:: Data shown ::
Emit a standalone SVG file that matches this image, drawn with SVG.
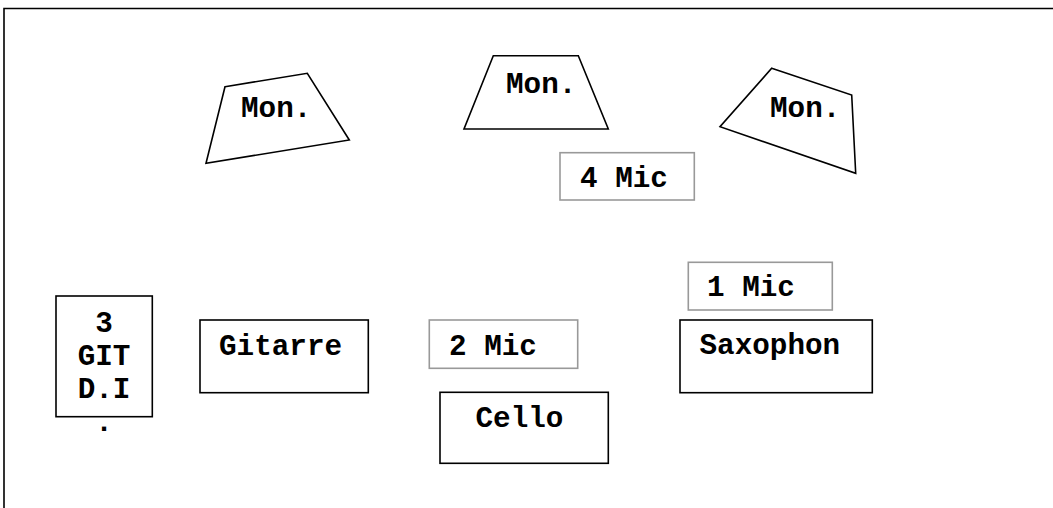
<svg xmlns="http://www.w3.org/2000/svg" width="1053" height="508" viewBox="0 0 1053 508">
<style>
.t{font-family:"Courier New","Nimbus Mono PS","FreeMono","Liberation Mono",monospace;font-weight:bold;font-size:29.3px;fill:#000}
.box{fill:#fff;stroke:#000;stroke-width:1.6}
.mic{fill:#fff;stroke:#999;stroke-width:1.6}
.frame{fill:none;stroke:#000;stroke-width:1.6}
</style>
<rect width="1053" height="508" fill="#fff"/>
<path class="frame" d="M4,510 V8.5 H1060"/>
<g id="mon1"><polygon class="box" points="225,86.7 307.3,73.3 349.3,140 206,163.3"/><text class="t" x="241" y="117">Mon.</text></g>
<g id="mon2"><polygon class="box" points="493.3,55.7 578.3,55.7 608.3,129 464,129"/><text class="t" x="506" y="92.5">Mon.</text></g>
<g id="mon3"><polygon class="box" points="771.7,68.3 851.7,95 855.7,173.3 720,126.7"/><text class="t" x="770" y="117">Mon.</text></g>
<g id="mic4"><rect class="mic" x="560" y="152.7" width="134.3" height="47.3"/><text class="t" x="580" y="186.5">4 Mic</text></g>
<g id="git-di"><rect class="box" x="56" y="296" width="96.3" height="120.7"/><text class="t" text-anchor="middle"><tspan x="104" y="331.5">3</tspan><tspan x="104" y="365">GIT</tspan><tspan x="104" y="397.5">D.I</tspan><tspan x="104" y="431">.</tspan></text></g>
<g id="gitarre"><rect class="box" x="200" y="320" width="168.3" height="72.7"/><text class="t" x="219" y="355">Gitarre</text></g>
<g id="mic2"><rect class="mic" x="429.3" y="320" width="148.4" height="48.3"/><text class="t" x="449" y="355">2 Mic</text></g>
<g id="cello"><rect class="box" x="440" y="392.3" width="168.3" height="71"/><text class="t" x="475.5" y="426.5">Cello</text></g>
<g id="mic1"><rect class="mic" x="688.3" y="262.3" width="144" height="47.7"/><text class="t" x="707" y="295.5">1 Mic</text></g>
<g id="saxophon"><rect class="box" x="680" y="320" width="192.3" height="72.7"/><text class="t" x="699.5" y="354">Saxophon</text></g>
<g id="connectors"></g>
</svg>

:: Given problem ::
Print out the whole of the material word for word, without pictures.

:: Result of this exercise ::
Emit a standalone SVG file that matches this image, drawn with SVG.
<svg xmlns="http://www.w3.org/2000/svg" width="1053" height="508" viewBox="0 0 1053 508">
<style>
.t{font-family:"Courier New","Nimbus Mono PS","FreeMono","Liberation Mono",monospace;font-weight:bold;font-size:29.3px;fill:#000}
.box{fill:#fff;stroke:#000;stroke-width:1.6}
.mic{fill:#fff;stroke:#999;stroke-width:1.6}
.frame{fill:none;stroke:#000;stroke-width:1.6}
</style>
<rect width="1053" height="508" fill="#fff"/>
<path class="frame" d="M4,510 V8.5 H1060"/>
<g id="mon1"><polygon class="box" points="225,86.7 307.3,73.3 349.3,140 206,163.3"/><text class="t" x="241" y="117">Mon.</text></g>
<g id="mon2"><polygon class="box" points="493.3,55.7 578.3,55.7 608.3,129 464,129"/><text class="t" x="506" y="92.5">Mon.</text></g>
<g id="mon3"><polygon class="box" points="771.7,68.3 851.7,95 855.7,173.3 720,126.7"/><text class="t" x="770" y="117">Mon.</text></g>
<g id="mic4"><rect class="mic" x="560" y="152.7" width="134.3" height="47.3"/><text class="t" x="580" y="186.5">4 Mic</text></g>
<g id="git-di"><rect class="box" x="56" y="296" width="96.3" height="120.7"/><text class="t" text-anchor="middle"><tspan x="104" y="331.5">3</tspan><tspan x="104" y="365">GIT</tspan><tspan x="104" y="397.5">D.I</tspan><tspan x="104" y="431">.</tspan></text></g>
<g id="gitarre"><rect class="box" x="200" y="320" width="168.3" height="72.7"/><text class="t" x="219" y="355">Gitarre</text></g>
<g id="mic2"><rect class="mic" x="429.3" y="320" width="148.4" height="48.3"/><text class="t" x="449" y="355">2 Mic</text></g>
<g id="cello"><rect class="box" x="440" y="392.3" width="168.3" height="71"/><text class="t" x="475.5" y="426.5">Cello</text></g>
<g id="mic1"><rect class="mic" x="688.3" y="262.3" width="144" height="47.7"/><text class="t" x="707" y="295.5">1 Mic</text></g>
<g id="saxophon"><rect class="box" x="680" y="320" width="192.3" height="72.7"/><text class="t" x="699.5" y="354">Saxophon</text></g>
<g id="connectors"></g>
</svg>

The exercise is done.